| Problem details |
Each line containing the word "that" must be reported.
Start of Listed entries
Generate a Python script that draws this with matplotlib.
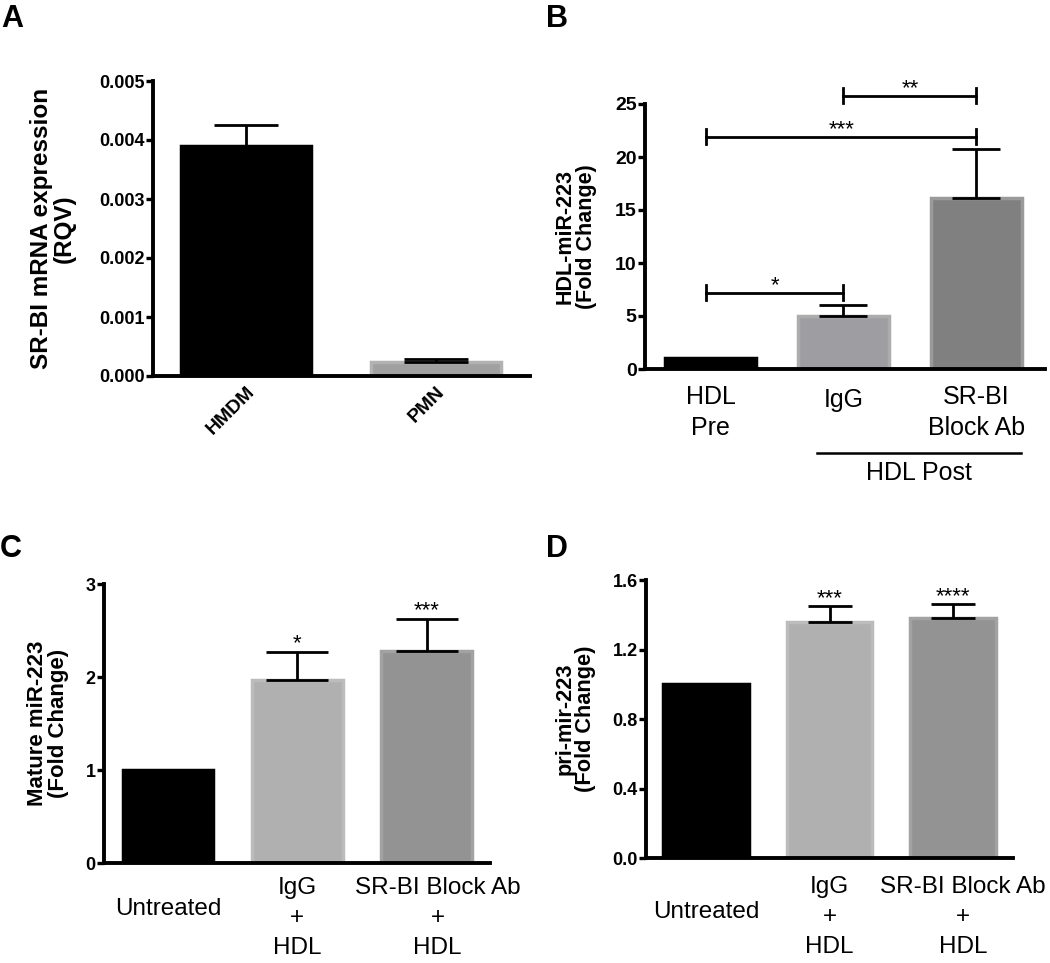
End of Listed entries
Start of Listed entries
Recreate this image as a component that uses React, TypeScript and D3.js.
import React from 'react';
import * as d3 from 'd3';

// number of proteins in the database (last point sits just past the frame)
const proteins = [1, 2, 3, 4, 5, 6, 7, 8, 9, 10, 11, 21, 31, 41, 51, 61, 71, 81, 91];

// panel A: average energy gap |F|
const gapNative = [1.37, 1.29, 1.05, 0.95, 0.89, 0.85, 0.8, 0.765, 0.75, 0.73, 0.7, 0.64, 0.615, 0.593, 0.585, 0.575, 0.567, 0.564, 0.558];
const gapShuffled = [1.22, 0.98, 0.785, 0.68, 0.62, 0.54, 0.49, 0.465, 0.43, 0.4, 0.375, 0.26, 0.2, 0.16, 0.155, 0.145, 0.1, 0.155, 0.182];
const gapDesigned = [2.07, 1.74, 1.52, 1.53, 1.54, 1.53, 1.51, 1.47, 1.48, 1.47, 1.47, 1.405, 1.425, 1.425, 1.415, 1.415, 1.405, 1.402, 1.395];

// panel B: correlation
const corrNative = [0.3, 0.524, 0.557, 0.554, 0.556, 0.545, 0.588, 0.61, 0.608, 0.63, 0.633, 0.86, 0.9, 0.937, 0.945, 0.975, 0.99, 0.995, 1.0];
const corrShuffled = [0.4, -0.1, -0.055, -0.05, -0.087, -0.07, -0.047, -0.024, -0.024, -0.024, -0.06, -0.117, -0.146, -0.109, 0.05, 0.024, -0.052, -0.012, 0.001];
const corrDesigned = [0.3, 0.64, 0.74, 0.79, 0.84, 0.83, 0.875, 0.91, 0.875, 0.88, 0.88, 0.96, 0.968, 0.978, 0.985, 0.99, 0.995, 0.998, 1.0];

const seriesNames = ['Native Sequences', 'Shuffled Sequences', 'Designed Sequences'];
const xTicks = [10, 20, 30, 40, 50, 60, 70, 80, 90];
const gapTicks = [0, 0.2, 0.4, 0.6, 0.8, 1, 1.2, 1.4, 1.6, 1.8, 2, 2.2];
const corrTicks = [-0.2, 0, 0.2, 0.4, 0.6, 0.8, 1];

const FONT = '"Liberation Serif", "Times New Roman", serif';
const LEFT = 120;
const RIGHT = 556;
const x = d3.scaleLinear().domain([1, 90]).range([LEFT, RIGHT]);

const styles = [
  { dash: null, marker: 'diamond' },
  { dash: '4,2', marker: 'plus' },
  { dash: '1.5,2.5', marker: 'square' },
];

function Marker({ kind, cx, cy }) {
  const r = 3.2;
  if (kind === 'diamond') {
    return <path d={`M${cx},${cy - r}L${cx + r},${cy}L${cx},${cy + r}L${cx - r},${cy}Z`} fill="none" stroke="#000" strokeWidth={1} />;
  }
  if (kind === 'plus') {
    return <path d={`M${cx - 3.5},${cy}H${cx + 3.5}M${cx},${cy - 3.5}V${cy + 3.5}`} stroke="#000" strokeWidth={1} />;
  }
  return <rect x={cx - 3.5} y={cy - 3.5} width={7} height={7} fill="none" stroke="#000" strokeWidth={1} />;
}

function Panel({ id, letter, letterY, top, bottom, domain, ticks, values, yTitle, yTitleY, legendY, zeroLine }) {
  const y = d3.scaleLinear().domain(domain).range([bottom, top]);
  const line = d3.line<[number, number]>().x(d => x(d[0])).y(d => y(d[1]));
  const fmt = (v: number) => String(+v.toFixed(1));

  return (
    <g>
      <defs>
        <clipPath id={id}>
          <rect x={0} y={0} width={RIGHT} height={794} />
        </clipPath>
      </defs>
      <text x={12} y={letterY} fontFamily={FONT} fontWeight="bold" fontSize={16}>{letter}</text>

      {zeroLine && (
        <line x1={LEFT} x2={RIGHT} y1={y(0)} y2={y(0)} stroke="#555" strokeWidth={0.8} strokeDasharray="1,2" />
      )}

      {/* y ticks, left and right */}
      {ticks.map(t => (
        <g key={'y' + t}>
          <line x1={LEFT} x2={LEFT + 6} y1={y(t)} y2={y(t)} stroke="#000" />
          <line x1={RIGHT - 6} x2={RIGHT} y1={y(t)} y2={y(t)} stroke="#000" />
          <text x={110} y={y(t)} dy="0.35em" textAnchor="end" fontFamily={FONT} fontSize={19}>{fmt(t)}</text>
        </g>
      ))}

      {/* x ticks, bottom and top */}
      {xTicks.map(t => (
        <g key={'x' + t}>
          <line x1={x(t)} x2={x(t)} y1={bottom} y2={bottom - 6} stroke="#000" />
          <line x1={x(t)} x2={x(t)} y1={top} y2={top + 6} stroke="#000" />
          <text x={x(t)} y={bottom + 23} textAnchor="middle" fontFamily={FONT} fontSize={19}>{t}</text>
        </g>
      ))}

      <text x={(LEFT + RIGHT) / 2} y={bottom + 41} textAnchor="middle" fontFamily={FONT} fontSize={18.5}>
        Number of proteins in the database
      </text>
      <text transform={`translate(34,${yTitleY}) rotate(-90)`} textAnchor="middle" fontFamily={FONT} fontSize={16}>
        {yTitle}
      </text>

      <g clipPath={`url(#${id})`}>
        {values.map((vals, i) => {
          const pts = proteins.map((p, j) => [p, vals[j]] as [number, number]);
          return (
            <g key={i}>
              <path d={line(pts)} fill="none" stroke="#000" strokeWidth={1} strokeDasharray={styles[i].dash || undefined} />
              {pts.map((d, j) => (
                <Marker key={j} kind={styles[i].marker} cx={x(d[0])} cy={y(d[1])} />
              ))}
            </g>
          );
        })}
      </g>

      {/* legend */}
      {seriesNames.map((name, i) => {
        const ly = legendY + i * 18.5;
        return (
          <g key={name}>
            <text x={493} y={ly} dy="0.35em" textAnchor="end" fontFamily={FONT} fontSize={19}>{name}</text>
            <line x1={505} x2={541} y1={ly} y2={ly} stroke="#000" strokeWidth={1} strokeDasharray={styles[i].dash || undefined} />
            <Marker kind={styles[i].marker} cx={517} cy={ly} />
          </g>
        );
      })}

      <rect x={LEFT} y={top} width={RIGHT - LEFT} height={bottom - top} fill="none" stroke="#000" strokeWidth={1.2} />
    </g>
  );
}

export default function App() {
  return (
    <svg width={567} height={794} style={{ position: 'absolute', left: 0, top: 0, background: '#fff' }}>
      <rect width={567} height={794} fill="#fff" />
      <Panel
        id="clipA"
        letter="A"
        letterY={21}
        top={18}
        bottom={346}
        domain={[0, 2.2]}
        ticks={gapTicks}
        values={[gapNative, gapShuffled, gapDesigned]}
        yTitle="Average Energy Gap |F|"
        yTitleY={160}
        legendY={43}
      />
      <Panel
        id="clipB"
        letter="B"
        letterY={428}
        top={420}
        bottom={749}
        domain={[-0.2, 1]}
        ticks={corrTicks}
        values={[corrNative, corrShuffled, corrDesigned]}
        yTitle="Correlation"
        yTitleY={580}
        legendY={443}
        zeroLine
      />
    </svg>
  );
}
End of Listed entries
Start of Listed entries
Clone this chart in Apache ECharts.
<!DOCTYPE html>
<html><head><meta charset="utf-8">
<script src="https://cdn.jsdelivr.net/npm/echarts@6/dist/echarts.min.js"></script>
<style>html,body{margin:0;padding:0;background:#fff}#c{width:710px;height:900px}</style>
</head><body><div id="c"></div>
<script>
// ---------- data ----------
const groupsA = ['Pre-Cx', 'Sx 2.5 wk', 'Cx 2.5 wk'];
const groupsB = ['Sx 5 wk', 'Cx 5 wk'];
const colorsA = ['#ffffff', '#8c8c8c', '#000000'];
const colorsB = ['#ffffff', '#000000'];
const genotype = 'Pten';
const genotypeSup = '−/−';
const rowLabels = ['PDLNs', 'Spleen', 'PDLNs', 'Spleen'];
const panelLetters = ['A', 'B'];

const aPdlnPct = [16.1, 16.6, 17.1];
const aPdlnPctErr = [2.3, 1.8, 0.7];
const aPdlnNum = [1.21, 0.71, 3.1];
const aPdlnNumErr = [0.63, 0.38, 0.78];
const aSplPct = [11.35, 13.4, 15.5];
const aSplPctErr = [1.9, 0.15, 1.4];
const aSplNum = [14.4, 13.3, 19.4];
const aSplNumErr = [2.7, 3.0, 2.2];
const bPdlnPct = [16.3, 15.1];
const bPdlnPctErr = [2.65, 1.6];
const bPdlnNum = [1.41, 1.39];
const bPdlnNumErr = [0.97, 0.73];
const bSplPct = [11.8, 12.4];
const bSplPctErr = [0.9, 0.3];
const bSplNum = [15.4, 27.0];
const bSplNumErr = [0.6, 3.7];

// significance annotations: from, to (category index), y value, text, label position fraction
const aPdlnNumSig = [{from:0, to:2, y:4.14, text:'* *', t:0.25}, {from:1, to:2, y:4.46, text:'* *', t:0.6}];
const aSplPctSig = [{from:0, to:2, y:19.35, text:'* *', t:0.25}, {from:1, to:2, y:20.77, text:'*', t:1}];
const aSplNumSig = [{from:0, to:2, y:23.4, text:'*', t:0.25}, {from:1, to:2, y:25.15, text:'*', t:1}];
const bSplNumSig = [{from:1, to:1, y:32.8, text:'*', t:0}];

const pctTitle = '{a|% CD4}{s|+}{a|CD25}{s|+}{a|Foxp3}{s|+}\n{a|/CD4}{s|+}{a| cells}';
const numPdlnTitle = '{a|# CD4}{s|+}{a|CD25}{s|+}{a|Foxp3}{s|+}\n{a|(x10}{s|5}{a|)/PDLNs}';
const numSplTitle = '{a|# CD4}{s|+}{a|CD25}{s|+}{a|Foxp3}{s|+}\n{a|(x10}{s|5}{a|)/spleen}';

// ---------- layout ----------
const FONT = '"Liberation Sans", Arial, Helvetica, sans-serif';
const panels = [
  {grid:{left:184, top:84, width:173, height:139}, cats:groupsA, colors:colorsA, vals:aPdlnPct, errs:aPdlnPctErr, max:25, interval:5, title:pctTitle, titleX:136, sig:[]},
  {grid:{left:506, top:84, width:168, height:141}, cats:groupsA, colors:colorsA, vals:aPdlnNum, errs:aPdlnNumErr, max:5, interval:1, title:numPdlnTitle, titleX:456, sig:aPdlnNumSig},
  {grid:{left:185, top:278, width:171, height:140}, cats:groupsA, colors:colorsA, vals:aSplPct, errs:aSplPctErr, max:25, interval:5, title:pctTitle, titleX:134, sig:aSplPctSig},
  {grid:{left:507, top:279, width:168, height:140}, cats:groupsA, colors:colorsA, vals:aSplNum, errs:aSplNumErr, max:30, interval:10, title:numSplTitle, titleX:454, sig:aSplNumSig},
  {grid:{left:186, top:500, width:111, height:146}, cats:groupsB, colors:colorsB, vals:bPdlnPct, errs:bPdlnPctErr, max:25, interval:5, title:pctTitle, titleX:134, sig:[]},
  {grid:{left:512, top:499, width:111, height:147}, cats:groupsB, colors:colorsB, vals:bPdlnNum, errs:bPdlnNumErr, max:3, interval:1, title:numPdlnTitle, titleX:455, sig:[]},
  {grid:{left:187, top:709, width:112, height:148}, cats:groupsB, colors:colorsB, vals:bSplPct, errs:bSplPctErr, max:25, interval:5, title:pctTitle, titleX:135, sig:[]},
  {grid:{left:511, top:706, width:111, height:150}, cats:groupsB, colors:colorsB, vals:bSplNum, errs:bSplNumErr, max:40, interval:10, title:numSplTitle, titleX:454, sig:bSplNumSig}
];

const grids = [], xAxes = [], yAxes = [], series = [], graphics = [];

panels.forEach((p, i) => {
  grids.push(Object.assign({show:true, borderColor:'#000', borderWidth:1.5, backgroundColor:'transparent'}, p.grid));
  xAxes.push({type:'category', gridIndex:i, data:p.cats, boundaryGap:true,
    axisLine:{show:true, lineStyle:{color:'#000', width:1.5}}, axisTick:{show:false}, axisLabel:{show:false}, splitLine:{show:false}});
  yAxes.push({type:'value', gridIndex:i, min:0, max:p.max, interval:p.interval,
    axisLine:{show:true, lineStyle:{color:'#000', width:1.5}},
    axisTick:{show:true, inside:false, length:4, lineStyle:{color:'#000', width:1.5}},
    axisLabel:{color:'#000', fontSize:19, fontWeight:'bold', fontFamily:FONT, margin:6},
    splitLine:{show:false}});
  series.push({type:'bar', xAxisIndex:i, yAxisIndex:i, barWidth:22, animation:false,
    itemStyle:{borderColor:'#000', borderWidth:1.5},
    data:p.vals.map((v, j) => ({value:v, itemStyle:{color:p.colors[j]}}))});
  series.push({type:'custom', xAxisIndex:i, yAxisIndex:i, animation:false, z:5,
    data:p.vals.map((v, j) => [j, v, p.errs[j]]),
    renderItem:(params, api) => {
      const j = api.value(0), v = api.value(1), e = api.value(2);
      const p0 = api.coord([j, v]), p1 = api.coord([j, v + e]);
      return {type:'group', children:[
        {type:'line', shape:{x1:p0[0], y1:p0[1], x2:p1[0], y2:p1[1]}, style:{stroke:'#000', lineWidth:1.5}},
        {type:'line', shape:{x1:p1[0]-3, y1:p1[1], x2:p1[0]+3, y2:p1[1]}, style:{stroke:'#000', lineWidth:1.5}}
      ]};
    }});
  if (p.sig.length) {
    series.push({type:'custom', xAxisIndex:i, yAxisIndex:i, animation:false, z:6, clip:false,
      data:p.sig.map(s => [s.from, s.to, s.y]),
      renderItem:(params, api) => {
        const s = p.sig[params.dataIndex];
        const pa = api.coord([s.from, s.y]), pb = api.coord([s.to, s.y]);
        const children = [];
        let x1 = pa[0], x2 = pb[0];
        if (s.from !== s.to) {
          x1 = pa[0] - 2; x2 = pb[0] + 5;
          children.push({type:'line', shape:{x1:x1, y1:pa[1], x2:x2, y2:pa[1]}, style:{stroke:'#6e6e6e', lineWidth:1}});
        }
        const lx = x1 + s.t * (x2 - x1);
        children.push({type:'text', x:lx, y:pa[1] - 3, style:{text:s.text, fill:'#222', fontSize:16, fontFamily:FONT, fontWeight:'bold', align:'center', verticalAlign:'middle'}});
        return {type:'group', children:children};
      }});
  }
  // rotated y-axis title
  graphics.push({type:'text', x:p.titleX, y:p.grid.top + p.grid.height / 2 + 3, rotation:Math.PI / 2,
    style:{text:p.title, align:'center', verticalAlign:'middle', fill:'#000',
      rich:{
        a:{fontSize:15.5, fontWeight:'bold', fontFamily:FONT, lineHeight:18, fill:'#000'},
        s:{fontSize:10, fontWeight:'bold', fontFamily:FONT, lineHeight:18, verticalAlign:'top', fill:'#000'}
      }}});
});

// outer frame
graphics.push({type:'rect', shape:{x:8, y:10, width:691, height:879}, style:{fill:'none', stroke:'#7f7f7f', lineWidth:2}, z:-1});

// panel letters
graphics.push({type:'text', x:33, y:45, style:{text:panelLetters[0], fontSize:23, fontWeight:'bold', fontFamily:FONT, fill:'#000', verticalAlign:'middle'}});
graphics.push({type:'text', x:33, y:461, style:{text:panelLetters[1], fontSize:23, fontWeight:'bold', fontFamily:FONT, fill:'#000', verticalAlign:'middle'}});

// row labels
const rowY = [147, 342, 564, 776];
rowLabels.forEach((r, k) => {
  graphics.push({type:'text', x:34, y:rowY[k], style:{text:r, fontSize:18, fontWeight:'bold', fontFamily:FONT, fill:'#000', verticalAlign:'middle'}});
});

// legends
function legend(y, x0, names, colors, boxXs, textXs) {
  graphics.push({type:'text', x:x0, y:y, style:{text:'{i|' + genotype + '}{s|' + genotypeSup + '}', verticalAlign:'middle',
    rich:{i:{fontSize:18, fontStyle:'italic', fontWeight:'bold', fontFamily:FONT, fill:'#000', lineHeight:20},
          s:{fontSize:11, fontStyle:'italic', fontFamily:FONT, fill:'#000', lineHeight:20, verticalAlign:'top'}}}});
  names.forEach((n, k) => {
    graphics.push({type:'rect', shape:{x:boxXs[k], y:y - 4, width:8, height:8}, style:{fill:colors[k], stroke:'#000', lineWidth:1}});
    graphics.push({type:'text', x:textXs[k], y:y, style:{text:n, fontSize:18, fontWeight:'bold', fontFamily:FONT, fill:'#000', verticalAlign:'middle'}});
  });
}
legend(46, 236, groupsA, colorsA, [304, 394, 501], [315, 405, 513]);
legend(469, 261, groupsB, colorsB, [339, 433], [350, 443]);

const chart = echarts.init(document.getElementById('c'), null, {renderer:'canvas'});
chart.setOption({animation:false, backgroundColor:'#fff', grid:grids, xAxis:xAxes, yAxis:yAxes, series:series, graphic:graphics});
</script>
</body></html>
End of Listed entries
| Task answer |
Generate a Python script that draws this with matplotlib.
Recreate this image as a component that uses React, TypeScript and D3.js.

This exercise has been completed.